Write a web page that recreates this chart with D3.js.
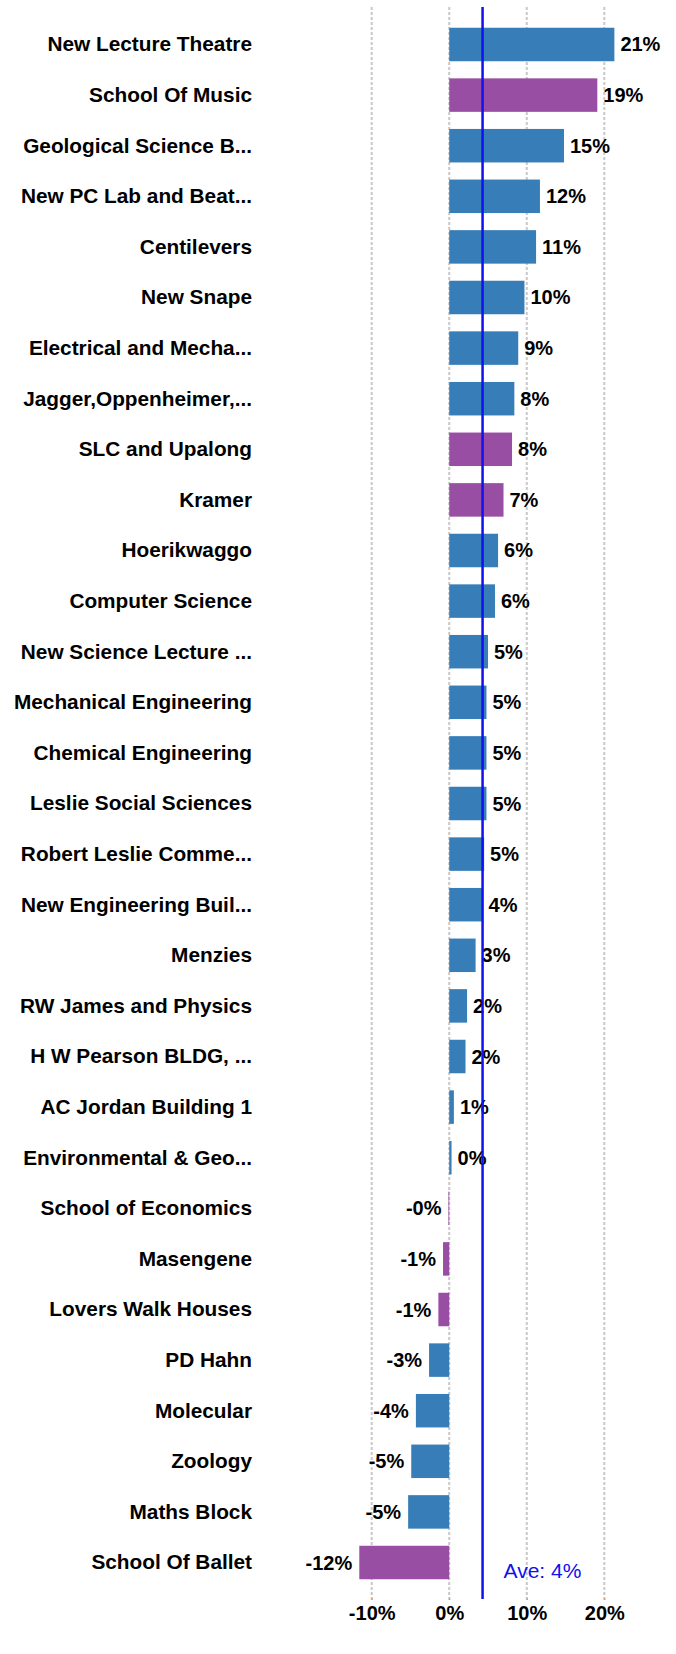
<!DOCTYPE html>
<html>
<head>
<meta charset="utf-8">
<script src="https://cdn.jsdelivr.net/npm/d3@7"></script>
<style>
  body { margin: 0; background: #fff; }
  text { font-family: "Liberation Sans", Arial, sans-serif; }
</style>
</head>
<body>
<div id="graph"></div>
<script>
// Chart data
let buildings = [
  "New Lecture Theatre", "School Of Music", "Geological Science B...", "New PC Lab and Beat...",
  "Centilevers", "New Snape", "Electrical and Mecha...", "Jagger,Oppenheimer,...",
  "SLC and Upalong", "Kramer", "Hoerikwaggo", "Computer Science",
  "New Science Lecture ...", "Mechanical Engineering", "Chemical Engineering", "Leslie Social Sciences",
  "Robert Leslie Comme...", "New Engineering Buil...", "Menzies", "RW James and Physics",
  "H W Pearson BLDG, ...", "AC Jordan Building 1", "Environmental & Geo...", "School of Economics",
  "Masengene", "Lovers Walk Houses", "PD Hahn", "Molecular",
  "Zoology", "Maths Block", "School Of Ballet"
];
let change = [
  21.3, 19.1, 14.8, 11.7,
  11.2, 9.7, 8.9, 8.4,
  8.1, 7.0, 6.3, 5.9,
  5.0, 4.8, 4.8, 4.8,
  4.5, 4.3, 3.4, 2.3,
  2.1, 0.6, 0.3, -0.1,
  -0.8, -1.4, -2.6, -4.3,
  -4.9, -5.3, -11.6
];
let group = [
  "a", "b", "a", "a",
  "a", "a", "a", "a",
  "b", "b", "a", "a",
  "a", "a", "a", "a",
  "a", "a", "a", "a",
  "a", "a", "a", "b",
  "b", "b", "a", "a",
  "a", "a", "b"
];
let xTicks = [-10, 0, 10, 20];
let average = 4.3;

let data = buildings.map((name, i) => ({ name: name, value: change[i], group: group[i] }));

let graph = {
  width: 676,
  height: 1654,
  top: 7,
  bottom: 1600,
  colors: { a: "#377eb8", b: "#984ea3" }
};

let pct = (v) => (v < 0 ? "-" : "") + Math.abs(Math.round(v)) + "%";

let svg = d3.select("#graph").append("svg")
  .attr("width", graph.width)
  .attr("height", graph.height);

let xScale = d3.scaleLinear()
  .domain([-10, 20])
  .range([371.7, 604.3]);

let yScale = d3.scaleBand()
  .domain(buildings)
  .range([graph.top, graph.bottom])
  .paddingInner(0.338)
  .paddingOuter(0.41);

// Dashed gridlines
svg.append("g").selectAll("line")
  .data(xTicks).enter()
  .append("line")
  .attr("x1", (d) => xScale(d))
  .attr("x2", (d) => xScale(d))
  .attr("y1", graph.top)
  .attr("y2", graph.bottom)
  .attr("stroke", "#c8c8c8")
  .attr("stroke-width", 2)
  .attr("stroke-dasharray", "3,2");

// Bottom axis
let xAxis = d3.axisBottom(xScale)
  .tickValues(xTicks)
  .tickSize(2)
  .tickPadding(6)
  .tickFormat(pct);

let axisG = svg.append("g")
  .attr("transform", `translate(0, ${graph.bottom - 2})`)
  .call(xAxis);
axisG.select(".domain").remove();
axisG.selectAll(".tick line").attr("stroke", "#f28e2b");
axisG.selectAll(".tick text")
  .attr("fill", "#000")
  .style("font-family", "'Liberation Sans', Arial, sans-serif")
  .style("font-size", "20px")
  .style("font-weight", "bold");

// Category labels
svg.append("g").selectAll("text")
  .data(data).enter()
  .append("text")
  .attr("x", 252)
  .attr("y", (d) => yScale(d.name) + yScale.bandwidth() / 2)
  .attr("dy", "0.33em")
  .attr("text-anchor", "end")
  .style("font-size", "20.8px")
  .style("font-weight", "bold")
  .text((d) => d.name);

// Bars
svg.append("g").selectAll("rect")
  .data(data).enter()
  .append("rect")
  .attr("x", (d) => xScale(Math.min(0, d.value)))
  .attr("y", (d) => yScale(d.name))
  .attr("width", (d) => Math.abs(xScale(d.value) - xScale(0)))
  .attr("height", yScale.bandwidth())
  .attr("fill", (d) => graph.colors[d.group]);

// Value labels
svg.append("g").selectAll("text")
  .data(data).enter()
  .append("text")
  .attr("x", (d) => d.value < 0 ? xScale(d.value) - 7 : xScale(d.value) + 6)
  .attr("y", (d) => yScale(d.name) + yScale.bandwidth() / 2)
  .attr("dy", "0.35em")
  .attr("text-anchor", (d) => d.value < 0 ? "end" : "start")
  .style("font-size", "20px")
  .style("font-weight", "bold")
  .text((d) => pct(d.value));

// Average line and label
svg.append("line")
  .attr("x1", xScale(average))
  .attr("x2", xScale(average))
  .attr("y1", graph.top)
  .attr("y2", graph.bottom - 1)
  .attr("stroke", "#1010f0")
  .attr("stroke-width", 2.5);

svg.append("text")
  .attr("x", xScale(average) + 21)
  .attr("y", 1578)
  .attr("fill", "#1010f0")
  .style("font-size", "21px")
  .text("Ave: " + pct(average));
</script>
</body>
</html>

○ ○ ○

DIRECTIONS FOR THIS TASK: Copy out the listing exactly as it stands, but not the pictures.

EXERCISE RESPONSE:
Write a web page that recreates this chart with D3.js.
<!DOCTYPE html>
<html>
<head>
<meta charset="utf-8">
<script src="https://cdn.jsdelivr.net/npm/d3@7"></script>
<style>
  body { margin: 0; background: #fff; }
  text { font-family: "Liberation Sans", Arial, sans-serif; }
</style>
</head>
<body>
<div id="graph"></div>
<script>
// Chart data
let buildings = [
  "New Lecture Theatre", "School Of Music", "Geological Science B...", "New PC Lab and Beat...",
  "Centilevers", "New Snape", "Electrical and Mecha...", "Jagger,Oppenheimer,...",
  "SLC and Upalong", "Kramer", "Hoerikwaggo", "Computer Science",
  "New Science Lecture ...", "Mechanical Engineering", "Chemical Engineering", "Leslie Social Sciences",
  "Robert Leslie Comme...", "New Engineering Buil...", "Menzies", "RW James and Physics",
  "H W Pearson BLDG, ...", "AC Jordan Building 1", "Environmental & Geo...", "School of Economics",
  "Masengene", "Lovers Walk Houses", "PD Hahn", "Molecular",
  "Zoology", "Maths Block", "School Of Ballet"
];
let change = [
  21.3, 19.1, 14.8, 11.7,
  11.2, 9.7, 8.9, 8.4,
  8.1, 7.0, 6.3, 5.9,
  5.0, 4.8, 4.8, 4.8,
  4.5, 4.3, 3.4, 2.3,
  2.1, 0.6, 0.3, -0.1,
  -0.8, -1.4, -2.6, -4.3,
  -4.9, -5.3, -11.6
];
let group = [
  "a", "b", "a", "a",
  "a", "a", "a", "a",
  "b", "b", "a", "a",
  "a", "a", "a", "a",
  "a", "a", "a", "a",
  "a", "a", "a", "b",
  "b", "b", "a", "a",
  "a", "a", "b"
];
let xTicks = [-10, 0, 10, 20];
let average = 4.3;

let data = buildings.map((name, i) => ({ name: name, value: change[i], group: group[i] }));

let graph = {
  width: 676,
  height: 1654,
  top: 7,
  bottom: 1600,
  colors: { a: "#377eb8", b: "#984ea3" }
};

let pct = (v) => (v < 0 ? "-" : "") + Math.abs(Math.round(v)) + "%";

let svg = d3.select("#graph").append("svg")
  .attr("width", graph.width)
  .attr("height", graph.height);

let xScale = d3.scaleLinear()
  .domain([-10, 20])
  .range([371.7, 604.3]);

let yScale = d3.scaleBand()
  .domain(buildings)
  .range([graph.top, graph.bottom])
  .paddingInner(0.338)
  .paddingOuter(0.41);

// Dashed gridlines
svg.append("g").selectAll("line")
  .data(xTicks).enter()
  .append("line")
  .attr("x1", (d) => xScale(d))
  .attr("x2", (d) => xScale(d))
  .attr("y1", graph.top)
  .attr("y2", graph.bottom)
  .attr("stroke", "#c8c8c8")
  .attr("stroke-width", 2)
  .attr("stroke-dasharray", "3,2");

// Bottom axis
let xAxis = d3.axisBottom(xScale)
  .tickValues(xTicks)
  .tickSize(2)
  .tickPadding(6)
  .tickFormat(pct);

let axisG = svg.append("g")
  .attr("transform", `translate(0, ${graph.bottom - 2})`)
  .call(xAxis);
axisG.select(".domain").remove();
axisG.selectAll(".tick line").attr("stroke", "#f28e2b");
axisG.selectAll(".tick text")
  .attr("fill", "#000")
  .style("font-family", "'Liberation Sans', Arial, sans-serif")
  .style("font-size", "20px")
  .style("font-weight", "bold");

// Category labels
svg.append("g").selectAll("text")
  .data(data).enter()
  .append("text")
  .attr("x", 252)
  .attr("y", (d) => yScale(d.name) + yScale.bandwidth() / 2)
  .attr("dy", "0.33em")
  .attr("text-anchor", "end")
  .style("font-size", "20.8px")
  .style("font-weight", "bold")
  .text((d) => d.name);

// Bars
svg.append("g").selectAll("rect")
  .data(data).enter()
  .append("rect")
  .attr("x", (d) => xScale(Math.min(0, d.value)))
  .attr("y", (d) => yScale(d.name))
  .attr("width", (d) => Math.abs(xScale(d.value) - xScale(0)))
  .attr("height", yScale.bandwidth())
  .attr("fill", (d) => graph.colors[d.group]);

// Value labels
svg.append("g").selectAll("text")
  .data(data).enter()
  .append("text")
  .attr("x", (d) => d.value < 0 ? xScale(d.value) - 7 : xScale(d.value) + 6)
  .attr("y", (d) => yScale(d.name) + yScale.bandwidth() / 2)
  .attr("dy", "0.35em")
  .attr("text-anchor", (d) => d.value < 0 ? "end" : "start")
  .style("font-size", "20px")
  .style("font-weight", "bold")
  .text((d) => pct(d.value));

// Average line and label
svg.append("line")
  .attr("x1", xScale(average))
  .attr("x2", xScale(average))
  .attr("y1", graph.top)
  .attr("y2", graph.bottom - 1)
  .attr("stroke", "#1010f0")
  .attr("stroke-width", 2.5);

svg.append("text")
  .attr("x", xScale(average) + 21)
  .attr("y", 1578)
  .attr("fill", "#1010f0")
  .style("font-size", "21px")
  .text("Ave: " + pct(average));
</script>
</body>
</html>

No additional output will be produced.